Our biggest apologies to all you friends who are still frozen under snow or drenched with rain. This post isn’t to gloat about our wonderful sunshine and blue skies, but rather, it’s about reminding you to enjoy eating your beet greens. Although, it doesn’t hurt to brag about our warm weather to you all cause it could warm-up you cold weather folks a bit! (but if you’re an outstanding tele-skier like Jen Yu, then you’ll want to be buried under snow!)
When spring arrives (like right now for us), or soon to arrive, the joys of consuming spring greens and tender vegetables are sure signs to celebrate the season. Our garden is dotted with tender, teeny-weeny beet roots right now and during this stage of growth, we don’t wait for the beets to get bigger. There’s plenty more beets roots to be left alone to grow, but for now, all the tender stuff is harvested for the beet greens!
Beet greens sauteed in simple olive oil, or tossed in a crisp green salad are just a few great recipe ideas for keeping you from tossing away these valuable tops. Unfortunately, some of the beet greens in grocery stores can be too tough and fibrous, so you’ll have to blanch them in hot water first. Or if you’re going to use the beet greens in a salad, you might have to remove the center, tougher ribs of the leaves and just eat the outer leaves.
But when spring comes, normally beet greens sold at farmers markets are tender and completely edible! Better yet, if you have the garden room or a big pot and the patience to wait a few weeks, you can harvest your own tender beet greens! Growing them yourself is surely the way to enjoy eating from garden to table this spring.
Our garden is plentiful with baby beet roots and tender greens because we’ve been fortunate to get an abundance of rain this year, followed by gorgeous days of warm sunshine. The beets are stretching their limbs and leaves out of the soil faster than we an keep up with them. Two years ago we made a fabulous batch of beet root ice cream, something everyone must try at least once.
Simple goat cheese and beet green salad is normally what we always prepare with our first harvest of the year, but today, we decided to change it up a bit and make a wonderful little appetizer.

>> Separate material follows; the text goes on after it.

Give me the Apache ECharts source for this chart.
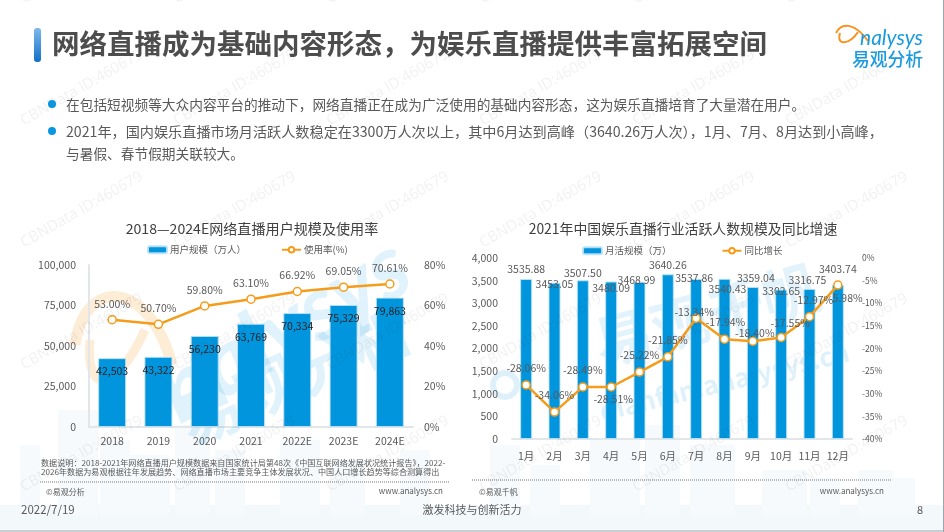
<!DOCTYPE html>
<html>
<head>
<meta charset="utf-8">
<style>
html, body { margin: 0; padding: 0; background: #fff; }
#main { width: 944px; height: 532px; }
</style>
</head>
<body>
<div id="main"></div>
<script src="https://cdn.jsdelivr.net/npm/echarts@6/dist/echarts.min.js"></script>
<script>
const years = ['2018', '2019', '2020', '2021', '2022E', '2023E', '2024E'];
const userScale = [42503, 43322, 56230, 63769, 70334, 75329, 79863];
const useRate = [53.00, 50.70, 59.80, 63.10, 66.92, 69.05, 70.61];
const months = ['1月', '2月', '3月', '4月', '5月', '6月', '7月', '8月', '9月', '10月', '11月', '12月'];
const monthActive = [3535.88, 3453.05, 3507.50, 3480.09, 3468.99, 3640.26, 3537.86, 3540.43, 3359.04, 3302.65, 3316.75, 3403.74];
const yoyGrowth = [-28.06, -34.06, -28.49, -28.51, -25.22, -21.85, -13.34, -17.94, -18.40, -17.55, -12.97, -5.98];

// 标签手动错开，和原图一致
const activeLabelOffset = [[0, 0], [0, 12], [0, 3], [0, 17], [-3, 8], [0, 1], [-2, 9], [3, 20], [3, 1], [0, 12], [-2, 1], [0, -6]];
const growthLabelOffset = [[0, -2], [0, -2], [0, -2], [2, 27], [0, -2], [0, -2], [-2, 9], [1, -2], [2, 7], [9, 1], [4, -2], [8, 28]];

const FONT = '"Noto Sans CJK SC", "Noto Sans", sans-serif';
const BLUE = '#0095dd';
const ORANGE = '#f59c1a';
const GREY = '#595959';

const chart = echarts.init(document.getElementById('main'));

function txt(x, y, text, size, color, extra) {
    return Object.assign({
        type: 'text', x: x, y: y, z: 1,
        style: Object.assign({
            text: text, fontSize: size, fill: color, fontFamily: FONT,
            textVerticalAlign: 'middle'
        }, extra || {})
    });
}

// 背景城市剪影
const buildings = [
    [20, 445, 20, 70], [58, 410, 40, 105], [100, 440, 30, 75], [130, 455, 40, 60], [175, 425, 35, 90],
    [215, 450, 30, 65], [280, 440, 40, 75], [330, 460, 35, 55], [400, 450, 30, 65], [490, 445, 30, 70],
    [530, 465, 30, 50], [590, 440, 50, 75], [645, 425, 35, 90], [690, 445, 45, 70], [762, 470, 45, 45],
    [810, 478, 30, 37], [858, 470, 35, 45], [885, 478, 30, 37]
];
const bgGraphics = [
    { type: 'rect', z: 0, shape: { x: 0, y: 505, width: 944, height: 27 }, style: { fill: '#f3f8fb' } }
];
buildings.forEach(b => {
    bgGraphics.push({ type: 'rect', z: 0, shape: { x: b[0], y: b[1], width: b[2], height: b[3] }, style: { fill: '#f6fafc' } });
});

// 大水印
const bigMarks = [
    { type: 'bezierCurve', z: 0, shape: { x1: 75, y1: 345, cpx1: 85, cpy1: 275, cpx2: 150, cpy2: 280, x2: 172, y2: 365 },
        style: { stroke: 'rgba(248,170,70,0.22)', lineWidth: 11, fill: null } },
    { type: 'bezierCurve', z: 0, shape: { x1: 90, y1: 340, cpx1: 85, cpy1: 395, cpx2: 115, cpy2: 395, x2: 145, y2: 330 },
        style: { stroke: 'rgba(248,170,70,0.22)', lineWidth: 9, fill: null } },
    txt(165, 400, 'nalysys', 90, 'rgba(0,149,221,0.12)', { fontStyle: 'italic', fontWeight: 'bold', fontFamily: 'Lato' }),
    txt(182, 425, '易观分析', 62, 'rgba(0,149,221,0.12)', { fontWeight: 'bold' }),
    txt(595, 345, '易观千帆', 58, 'rgba(0,149,221,0.11)', { fontWeight: 'bold' }),
    txt(600, 412, 'qianfan.analysys.cn', 26, 'rgba(0,149,221,0.13)', { fontWeight: 'bold' }),
    { type: 'circle', z: 0, shape: { cx: 505, cy: 385, r: 12 }, style: { stroke: 'rgba(0,149,221,0.13)', lineWidth: 6, fill: null } }
];
bigMarks[2].rotation = 0.53;
bigMarks[3].rotation = 0.42;
bigMarks[4].rotation = 0.26;
bigMarks[5].rotation = 0.24;

// CBNData 水印，盖在图上面
const watermarks = [];
for (let row = -1; row < 4; row++) {
    for (let col = 0; col < 6; col++) {
        const w = txt(22 + 153 * col, 122 + 122 * row, 'CBNData ID:460679', 15, 'rgba(60,60,60,0.07)', { fontFamily: 'Open Sans' });
        w.z = 50;
        w.rotation = 0.52;
        watermarks.push(w);
    }
}

const page = [
    // 标题
    { type: 'rect', z: 1, shape: { x: 34, y: 28, width: 7, height: 34, r: 3 },
        style: { fill: new echarts.graphic.LinearGradient(0, 0, 0, 1, [{ offset: 0, color: '#7fb8ee' }, { offset: 1, color: '#1170c8' }]) } },
    txt(52, 44, '网络直播成为基础内容形态，为娱乐直播提供丰富拓展空间', 27.5, '#4d4d4d', { fontWeight: 'bold' }),
    // logo
    { type: 'bezierCurve', z: 1, shape: { x1: 836, y1: 33, cpx1: 842, cpy1: 21, cpx2: 856, cpy2: 24, x2: 868, y2: 41 }, style: { stroke: '#f7931e', lineWidth: 2, fill: null } },
    { type: 'bezierCurve', z: 1, shape: { x1: 840, y1: 33, cpx1: 836, cpy1: 47, cpx2: 850, cpy2: 44, x2: 858, y2: 32 }, style: { stroke: '#f7931e', lineWidth: 2, fill: null } },
    txt(860, 38, 'nalysys', 21, '#1a9be0', { fontStyle: 'italic', fontFamily: 'Lato' }),
    txt(852, 59, '易观分析', 17.8, '#1a9be0', { fontWeight: 500 }),
    // 正文
    { type: 'circle', z: 1, shape: { cx: 52, cy: 104, r: 4 }, style: { fill: '#0a96e0' } },
    { type: 'circle', z: 1, shape: { cx: 52, cy: 131, r: 4 }, style: { fill: '#0a96e0' } },
    txt(66, 105, '在包括短视频等大众内容平台的推动下，网络直播正在成为广泛使用的基础内容形态，这为娱乐直播培育了大量潜在用户。', 13.7, GREY),
    txt(66, 132, '2021年，国内娱乐直播市场月活跃人数稳定在3300万人次以上，其中6月达到高峰（3640.26万人次），1月、7月、8月达到小高峰，', 14.15, GREY),
    txt(66, 154, '与暑假、春节假期关联较大。', 13.7, GREY),
    // 脚注
    txt(41, 463, '数据说明：2018-2021年网络直播用户规模数据来自国家统计局第48次《中国互联网络发展状况统计报告》，2022-', 8.1, GREY),
    txt(41, 472, '2026年数据为易观根据往年发展趋势、网络直播市场主要竞争主体发展状况、中国人口增长趋势等综合测算得出', 8.1, GREY),
    { type: 'line', z: 1, shape: { x1: 40, y1: 482, x2: 449, y2: 482 }, style: { stroke: '#777', lineWidth: 1, lineDash: [1, 1] } },
    { type: 'line', z: 1, shape: { x1: 472, y1: 480, x2: 891, y2: 480 }, style: { stroke: '#777', lineWidth: 1, lineDash: [1, 1] } },
    txt(46, 492, '©易观分析', 8, GREY),
    txt(443, 491, 'www.analysys.cn', 8, GREY, { textAlign: 'right' }),
    txt(479, 492, '©易观千帆', 8, GREY),
    txt(884, 491, 'www.analysys.cn', 8, GREY, { textAlign: 'right' }),
    // 页脚
    txt(21, 510, '2022/7/19', 11.5, GREY),
    txt(472, 510, '激发科技与创新活力', 11, GREY, { textAlign: 'center' }),
    txt(917, 510, '8', 11, GREY),
    { type: 'line', z: 1, shape: { x1: 0, y1: 531, x2: 944, y2: 531 }, style: { stroke: '#9aa5ad', lineWidth: 1 } },
    { type: 'line', z: 1, shape: { x1: 943.5, y1: 0, x2: 943.5, y2: 532 }, style: { stroke: '#9aa5ad', lineWidth: 1 } }
];

const axisLabel = { color: GREY, fontFamily: FONT };
const lightLine = { show: true, lineStyle: { color: '#e3e6e8', width: 2 } };
const barStyle = { color: BLUE, borderColor: 'rgba(190,226,245,0.9)', borderWidth: 1 };
const thousands = v => v.toLocaleString('en-US');

chart.setOption({
    animation: false,
    textStyle: { fontFamily: FONT },
    title: [
        { text: '2018—2024E网络直播用户规模及使用率', left: 247, top: 217, textAlign: 'center',
            textStyle: { fontSize: 14.1, fontWeight: 'normal', color: '#404040', fontFamily: FONT } },
        { text: '2021年中国娱乐直播行业活跃人数规模及同比增速', left: 678, top: 217, textAlign: 'center',
            textStyle: { fontSize: 13.9, fontWeight: 'normal', color: '#404040', fontFamily: FONT } }
    ],
    legend: [
        { left: 142, top: 240, itemWidth: 19, itemHeight: 7, itemGap: 35, data: ['用户规模（万人）', '使用率(%)'],
            textStyle: { fontSize: 9.5, color: GREY, fontFamily: FONT, padding: [0, 0, 0, -2] } },
        { left: 577, top: 241, itemWidth: 19, itemHeight: 7, itemGap: 50, data: ['月活规模（万）', '同比增长'],
            textStyle: { fontSize: 9.5, color: GREY, fontFamily: FONT, padding: [0, 0, 0, -2] } }
    ],
    grid: [
        { left: 89, right: 531, top: 265, bottom: 105 },
        { left: 512, right: 92, top: 258, bottom: 93 }
    ],
    xAxis: [
        { type: 'category', gridIndex: 0, data: years, axisTick: { show: false }, axisLine: lightLine,
            axisLabel: Object.assign({ fontSize: 10.5, margin: 9, interval: 0 }, axisLabel) },
        { type: 'category', gridIndex: 1, data: months, axisTick: { show: false }, axisLine: lightLine,
            axisLabel: Object.assign({ fontSize: 10.5, margin: 12, interval: 0 }, axisLabel) }
    ],
    yAxis: [
        { type: 'value', gridIndex: 0, min: 0, max: 100000, interval: 25000, splitLine: { show: false },
            axisLine: lightLine, axisTick: { show: false },
            axisLabel: Object.assign({ fontSize: 10.5, margin: 13, formatter: thousands }, axisLabel) },
        { type: 'value', gridIndex: 0, position: 'right', min: 0, max: 80, interval: 20, splitLine: { show: false },
            axisLine: { show: false }, axisTick: { show: false },
            axisLabel: Object.assign({ fontSize: 10.5, margin: 11, formatter: '{value}%' }, axisLabel) },
        { type: 'value', gridIndex: 1, min: 0, max: 4000, interval: 500, splitLine: { show: false },
            axisLine: { show: false }, axisTick: { show: false },
            axisLabel: Object.assign({ fontSize: 10.5, margin: 14, formatter: thousands }, axisLabel) },
        { type: 'value', gridIndex: 1, position: 'right', min: -40, max: 0, interval: 5, splitLine: { show: false },
            axisLine: { show: false }, axisTick: { show: false },
            axisLabel: Object.assign({ fontSize: 8.5, margin: 10, formatter: '{value}%' }, axisLabel) }
    ],
    series: [
        {
            name: '用户规模（万人）', type: 'bar', xAxisIndex: 0, yAxisIndex: 0, barWidth: 28,
            itemStyle: barStyle,
            label: { show: true, position: 'insideTop', distance: 8, fontSize: 10.5, color: '#222',
                formatter: p => thousands(p.value) },
            data: userScale
        },
        {
            name: '使用率(%)', type: 'line', xAxisIndex: 0, yAxisIndex: 1, symbol: 'circle', symbolSize: 8,
            lineStyle: { color: ORANGE, width: 2.5 },
            itemStyle: { color: '#fff', borderColor: ORANGE, borderWidth: 1.5 },
            label: { show: true, position: 'top', distance: 6, fontSize: 10.5, color: GREY,
                formatter: p => p.value.toFixed(2) + '%' },
            data: useRate
        },
        {
            name: '月活规模（万）', type: 'bar', xAxisIndex: 1, yAxisIndex: 2, barWidth: 12,
            itemStyle: barStyle,
            label: { show: true, position: 'top', fontSize: 10.5, color: GREY,
                formatter: p => p.value.toFixed(2) },
            data: monthActive.map((v, i) => ({ value: v, label: { offset: activeLabelOffset[i] } }))
        },
        {
            name: '同比增长', type: 'line', xAxisIndex: 1, yAxisIndex: 3, symbol: 'circle', symbolSize: 8,
            lineStyle: { color: ORANGE, width: 2.5 },
            itemStyle: { color: '#fff', borderColor: ORANGE, borderWidth: 1.5 },
            label: { show: true, position: 'top', fontSize: 10.5, color: GREY,
                formatter: p => p.value.toFixed(2) + '%' },
            data: yoyGrowth.map((v, i) => ({ value: v, label: { offset: growthLabelOffset[i] } }))
        }
    ],
    graphic: { elements: bgGraphics.concat(bigMarks, page, watermarks) }
});
</script>
</body>
</html>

Toasted bread, with a generous swipe of goat cheese, topped with some simple balsamic roasted beet roots and fresh beet greens is what we’re talking about today! It’s easy, superbly fresh and simply spring. Need we say more?
Eat your beet greens,
Diane and Todd
layer your crostini to your liking, but try a very thin slice of fresh lemon, awesome!
Balsamic Beet Greens & Goat Cheese Crostini Recipe
Yield: Serves 2-3.
Total Time: 1 hour 30 minutes
The best part of this recipe is that you can use the whole part of the beet root, including stems and leaves. Tender beet greens can be eaten raw or cooked if the greens are tougher.
- about 2-3 medium Beets w/ Greens still on
- 1 Baguette, sliced thin (about 20 pieces), toasted in pan or oven
- about 6 oz pkg Goat Cheese
- 1 t fresh Lemon Juice or Lemon Zest
- very thin slices of fresh Lemons (optional)
- 1/2 t Sea Salt
- 1 t Balsamic Vinegar, or more if needed
- fresh cracked Black Pepper
- If roasting beet root: Pre-heat oven to 375° F. Wash beets, trimming greens @1" above top of beet. Put beets in a baking dish large enough to lay beets in a single layer. Add 1/4" of water to dish, cover with aluminum foil and put in oven. (If you want a bit more tang, coat beets with some balsamic vinegar while roasting.) Roast until cooked through, 30 min - 1 hr, depending on size of beets. Test doneness by feeling the resistance of a toothpick when poked into beet. Remove from oven to cool.
- After beets have cooled, rub off outer skin, then slice or dice to your preferred serving size. If you want to serve warm, quickly saute beets with a little olive oil or butter until heated. Season with sea salt and fresh cracked pepper. (Other serving options: saute some crushed garlic until lightly cooked then saute beets together; finish sauteed beets with a little balsamic vinegar; add some fresh chopped herbs when sauteeing beets-mint, basil, tarragon, etc; add a bit of fresh lemon or tangerine zest after sauteing beets.)
- For cooking the greens: Wash and cut leaves and stems. Heat water to boil in a medium pot. Add stems and leaves to boiling water and quickly blanche them. Taste a piece of stem and leaves until they are blanched to your liking. Quickly drain greens and rinse with cold water. Add greens to bowl, squeeze out excess water, then add balsamic vinegar and salt to taste.
- In bowl, combine goat cheese, fresh lemon juice and fresh cracked black pepper. Combine well.
- Spread goat cheese on crostini (toasted baguette slices) with goat cheese, thin layer of lemon sliced, thin slices of roasted beets and beet green greens (cooked or raw).